Repeat, exactly and only, the lines from the beginning of the data through the line with "8.8, 5.8, 6.7, 10.6, 67.5, 67.0, 78.5, 75.0, 38.4, 127.2];". Pictures are left out.

[start]

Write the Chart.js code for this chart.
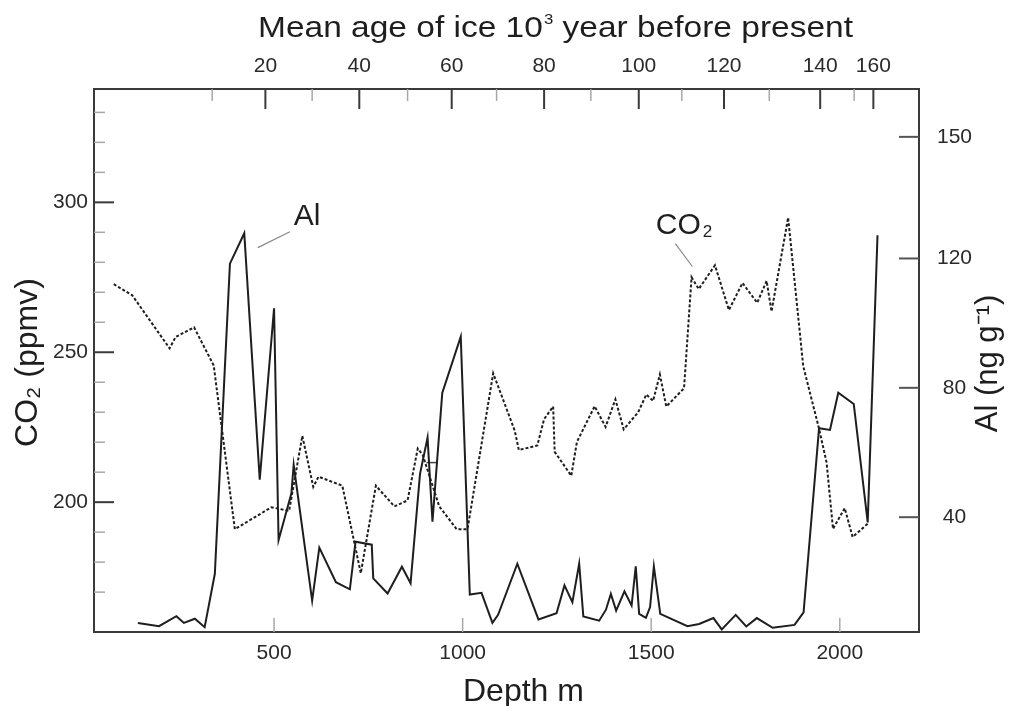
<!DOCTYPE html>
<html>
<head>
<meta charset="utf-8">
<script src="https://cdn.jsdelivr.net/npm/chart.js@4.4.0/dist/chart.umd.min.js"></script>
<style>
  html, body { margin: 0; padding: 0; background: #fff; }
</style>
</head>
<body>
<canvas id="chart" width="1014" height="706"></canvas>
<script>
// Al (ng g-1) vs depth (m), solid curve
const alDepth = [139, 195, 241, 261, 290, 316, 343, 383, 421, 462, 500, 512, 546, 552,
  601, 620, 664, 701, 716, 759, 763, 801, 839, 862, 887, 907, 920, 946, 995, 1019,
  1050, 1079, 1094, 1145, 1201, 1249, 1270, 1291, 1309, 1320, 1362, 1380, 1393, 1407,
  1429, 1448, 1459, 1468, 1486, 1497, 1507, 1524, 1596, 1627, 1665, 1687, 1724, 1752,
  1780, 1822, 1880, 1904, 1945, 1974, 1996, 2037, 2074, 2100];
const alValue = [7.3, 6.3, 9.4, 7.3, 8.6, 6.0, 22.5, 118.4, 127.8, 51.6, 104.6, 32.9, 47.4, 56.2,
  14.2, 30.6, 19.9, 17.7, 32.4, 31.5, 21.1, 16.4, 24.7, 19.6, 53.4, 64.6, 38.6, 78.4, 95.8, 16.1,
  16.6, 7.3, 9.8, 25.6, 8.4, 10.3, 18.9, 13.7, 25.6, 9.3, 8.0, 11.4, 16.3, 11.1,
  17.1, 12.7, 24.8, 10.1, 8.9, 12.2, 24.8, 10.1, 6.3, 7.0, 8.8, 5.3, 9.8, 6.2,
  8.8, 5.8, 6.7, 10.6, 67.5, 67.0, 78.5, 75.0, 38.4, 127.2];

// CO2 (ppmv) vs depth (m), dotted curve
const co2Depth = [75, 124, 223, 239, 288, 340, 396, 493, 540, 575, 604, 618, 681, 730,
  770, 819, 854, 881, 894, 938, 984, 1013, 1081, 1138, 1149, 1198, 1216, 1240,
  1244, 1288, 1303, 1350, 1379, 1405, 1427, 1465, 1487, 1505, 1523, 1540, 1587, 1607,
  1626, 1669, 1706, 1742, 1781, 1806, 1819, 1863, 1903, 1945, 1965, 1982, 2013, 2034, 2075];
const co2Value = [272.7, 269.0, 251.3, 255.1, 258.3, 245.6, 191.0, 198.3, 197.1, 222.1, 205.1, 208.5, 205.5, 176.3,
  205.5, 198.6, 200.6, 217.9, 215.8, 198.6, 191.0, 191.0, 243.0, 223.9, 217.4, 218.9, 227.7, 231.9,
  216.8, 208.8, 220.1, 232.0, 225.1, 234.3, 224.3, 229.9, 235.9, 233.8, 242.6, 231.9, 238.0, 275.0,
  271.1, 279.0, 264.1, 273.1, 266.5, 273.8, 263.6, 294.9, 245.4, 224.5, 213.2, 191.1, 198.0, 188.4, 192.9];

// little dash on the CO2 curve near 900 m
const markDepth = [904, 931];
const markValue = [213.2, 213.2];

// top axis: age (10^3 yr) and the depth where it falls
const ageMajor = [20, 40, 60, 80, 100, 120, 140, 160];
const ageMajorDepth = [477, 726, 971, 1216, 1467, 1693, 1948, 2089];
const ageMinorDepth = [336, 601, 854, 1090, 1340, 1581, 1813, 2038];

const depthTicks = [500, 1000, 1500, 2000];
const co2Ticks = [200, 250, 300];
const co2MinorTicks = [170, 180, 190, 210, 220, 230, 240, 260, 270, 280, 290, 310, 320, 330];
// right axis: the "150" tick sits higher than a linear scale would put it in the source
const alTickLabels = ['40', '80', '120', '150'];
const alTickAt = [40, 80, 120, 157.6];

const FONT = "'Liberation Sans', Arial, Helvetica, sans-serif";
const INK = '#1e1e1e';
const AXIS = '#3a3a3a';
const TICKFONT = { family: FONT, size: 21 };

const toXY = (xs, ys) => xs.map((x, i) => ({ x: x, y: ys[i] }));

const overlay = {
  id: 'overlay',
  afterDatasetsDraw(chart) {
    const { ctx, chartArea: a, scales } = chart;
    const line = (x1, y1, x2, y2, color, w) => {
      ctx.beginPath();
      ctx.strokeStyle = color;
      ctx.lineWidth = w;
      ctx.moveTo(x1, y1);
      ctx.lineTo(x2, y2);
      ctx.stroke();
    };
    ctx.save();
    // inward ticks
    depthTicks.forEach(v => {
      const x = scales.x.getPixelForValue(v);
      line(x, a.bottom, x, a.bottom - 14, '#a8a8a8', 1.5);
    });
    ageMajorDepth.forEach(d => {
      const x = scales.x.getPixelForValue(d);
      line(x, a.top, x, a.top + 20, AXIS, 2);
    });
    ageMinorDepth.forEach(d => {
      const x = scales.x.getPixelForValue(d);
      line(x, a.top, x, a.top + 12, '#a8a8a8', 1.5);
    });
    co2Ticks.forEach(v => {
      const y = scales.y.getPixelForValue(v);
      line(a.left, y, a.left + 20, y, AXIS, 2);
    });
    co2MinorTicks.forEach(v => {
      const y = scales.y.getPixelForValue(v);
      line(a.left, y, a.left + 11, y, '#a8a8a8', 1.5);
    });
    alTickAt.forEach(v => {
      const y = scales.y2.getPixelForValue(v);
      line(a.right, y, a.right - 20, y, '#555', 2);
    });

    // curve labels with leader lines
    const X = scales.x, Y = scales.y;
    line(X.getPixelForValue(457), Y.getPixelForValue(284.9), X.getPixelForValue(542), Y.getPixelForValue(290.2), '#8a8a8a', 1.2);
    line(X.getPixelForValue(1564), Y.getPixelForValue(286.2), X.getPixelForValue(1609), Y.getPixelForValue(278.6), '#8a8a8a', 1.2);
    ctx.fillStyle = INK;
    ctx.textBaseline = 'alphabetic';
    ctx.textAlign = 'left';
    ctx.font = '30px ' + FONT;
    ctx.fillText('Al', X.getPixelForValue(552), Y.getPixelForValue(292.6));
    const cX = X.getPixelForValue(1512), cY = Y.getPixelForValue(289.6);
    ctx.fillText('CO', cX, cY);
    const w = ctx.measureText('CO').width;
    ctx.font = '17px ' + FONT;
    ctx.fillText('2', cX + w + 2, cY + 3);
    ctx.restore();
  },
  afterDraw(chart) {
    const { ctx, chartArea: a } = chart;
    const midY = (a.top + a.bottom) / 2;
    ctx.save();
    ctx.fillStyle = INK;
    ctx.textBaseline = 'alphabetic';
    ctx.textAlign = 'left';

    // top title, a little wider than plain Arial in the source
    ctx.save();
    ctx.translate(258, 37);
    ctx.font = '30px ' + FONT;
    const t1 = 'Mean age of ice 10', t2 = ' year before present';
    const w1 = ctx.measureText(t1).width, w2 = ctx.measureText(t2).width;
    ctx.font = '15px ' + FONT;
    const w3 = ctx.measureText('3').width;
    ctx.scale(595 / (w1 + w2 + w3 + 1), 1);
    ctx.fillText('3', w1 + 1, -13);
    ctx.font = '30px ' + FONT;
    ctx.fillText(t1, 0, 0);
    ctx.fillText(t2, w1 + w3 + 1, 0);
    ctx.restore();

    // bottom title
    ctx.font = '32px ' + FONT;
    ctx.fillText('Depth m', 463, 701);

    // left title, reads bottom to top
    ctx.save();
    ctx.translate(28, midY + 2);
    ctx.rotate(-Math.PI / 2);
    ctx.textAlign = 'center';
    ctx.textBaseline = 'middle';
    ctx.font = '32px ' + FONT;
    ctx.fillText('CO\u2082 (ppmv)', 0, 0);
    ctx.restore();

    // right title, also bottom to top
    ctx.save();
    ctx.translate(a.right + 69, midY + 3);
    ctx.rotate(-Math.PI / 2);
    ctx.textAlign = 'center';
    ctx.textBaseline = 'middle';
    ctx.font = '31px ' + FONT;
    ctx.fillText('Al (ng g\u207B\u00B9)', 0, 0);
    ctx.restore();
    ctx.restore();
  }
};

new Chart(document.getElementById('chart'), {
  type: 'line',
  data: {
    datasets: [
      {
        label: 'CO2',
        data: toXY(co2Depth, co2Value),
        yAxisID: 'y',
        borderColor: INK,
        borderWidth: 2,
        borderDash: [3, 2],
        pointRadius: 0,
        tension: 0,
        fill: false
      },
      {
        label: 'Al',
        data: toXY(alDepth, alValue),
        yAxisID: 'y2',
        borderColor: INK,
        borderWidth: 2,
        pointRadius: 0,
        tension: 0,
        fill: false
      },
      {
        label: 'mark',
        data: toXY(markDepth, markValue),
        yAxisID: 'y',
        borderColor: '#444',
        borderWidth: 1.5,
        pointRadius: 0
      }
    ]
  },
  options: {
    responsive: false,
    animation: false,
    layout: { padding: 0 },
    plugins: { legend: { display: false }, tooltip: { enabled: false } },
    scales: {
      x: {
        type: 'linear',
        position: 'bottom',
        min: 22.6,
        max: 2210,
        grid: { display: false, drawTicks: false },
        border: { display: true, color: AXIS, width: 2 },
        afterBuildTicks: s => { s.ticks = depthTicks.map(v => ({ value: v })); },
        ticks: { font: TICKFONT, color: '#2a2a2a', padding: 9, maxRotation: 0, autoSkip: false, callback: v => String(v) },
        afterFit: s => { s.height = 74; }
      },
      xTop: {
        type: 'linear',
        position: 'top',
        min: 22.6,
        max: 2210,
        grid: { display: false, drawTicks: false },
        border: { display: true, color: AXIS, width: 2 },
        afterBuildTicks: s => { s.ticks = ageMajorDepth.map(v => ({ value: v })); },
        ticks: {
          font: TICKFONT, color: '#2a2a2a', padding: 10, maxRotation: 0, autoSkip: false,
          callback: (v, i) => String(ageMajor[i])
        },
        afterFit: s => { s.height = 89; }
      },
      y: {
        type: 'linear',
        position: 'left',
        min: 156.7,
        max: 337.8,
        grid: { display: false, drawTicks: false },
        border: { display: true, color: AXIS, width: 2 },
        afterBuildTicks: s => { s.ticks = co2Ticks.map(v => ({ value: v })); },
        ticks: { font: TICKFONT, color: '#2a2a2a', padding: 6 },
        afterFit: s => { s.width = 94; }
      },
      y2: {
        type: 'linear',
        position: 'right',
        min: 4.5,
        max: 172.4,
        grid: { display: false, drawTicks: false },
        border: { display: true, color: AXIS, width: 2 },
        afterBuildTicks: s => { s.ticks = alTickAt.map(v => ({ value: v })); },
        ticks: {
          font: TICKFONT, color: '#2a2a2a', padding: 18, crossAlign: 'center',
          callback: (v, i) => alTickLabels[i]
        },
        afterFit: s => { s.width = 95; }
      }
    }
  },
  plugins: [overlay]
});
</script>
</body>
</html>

[end]

### RESULT
Write the Chart.js code for this chart.
<!DOCTYPE html>
<html>
<head>
<meta charset="utf-8">
<script src="https://cdn.jsdelivr.net/npm/chart.js@4.4.0/dist/chart.umd.min.js"></script>
<style>
  html, body { margin: 0; padding: 0; background: #fff; }
</style>
</head>
<body>
<canvas id="chart" width="1014" height="706"></canvas>
<script>
// Al (ng g-1) vs depth (m), solid curve
const alDepth = [139, 195, 241, 261, 290, 316, 343, 383, 421, 462, 500, 512, 546, 552,
  601, 620, 664, 701, 716, 759, 763, 801, 839, 862, 887, 907, 920, 946, 995, 1019,
  1050, 1079, 1094, 1145, 1201, 1249, 1270, 1291, 1309, 1320, 1362, 1380, 1393, 1407,
  1429, 1448, 1459, 1468, 1486, 1497, 1507, 1524, 1596, 1627, 1665, 1687, 1724, 1752,
  1780, 1822, 1880, 1904, 1945, 1974, 1996, 2037, 2074, 2100];
const alValue = [7.3, 6.3, 9.4, 7.3, 8.6, 6.0, 22.5, 118.4, 127.8, 51.6, 104.6, 32.9, 47.4, 56.2,
  14.2, 30.6, 19.9, 17.7, 32.4, 31.5, 21.1, 16.4, 24.7, 19.6, 53.4, 64.6, 38.6, 78.4, 95.8, 16.1,
  16.6, 7.3, 9.8, 25.6, 8.4, 10.3, 18.9, 13.7, 25.6, 9.3, 8.0, 11.4, 16.3, 11.1,
  17.1, 12.7, 24.8, 10.1, 8.9, 12.2, 24.8, 10.1, 6.3, 7.0, 8.8, 5.3, 9.8, 6.2,
  8.8, 5.8, 6.7, 10.6, 67.5, 67.0, 78.5, 75.0, 38.4, 127.2];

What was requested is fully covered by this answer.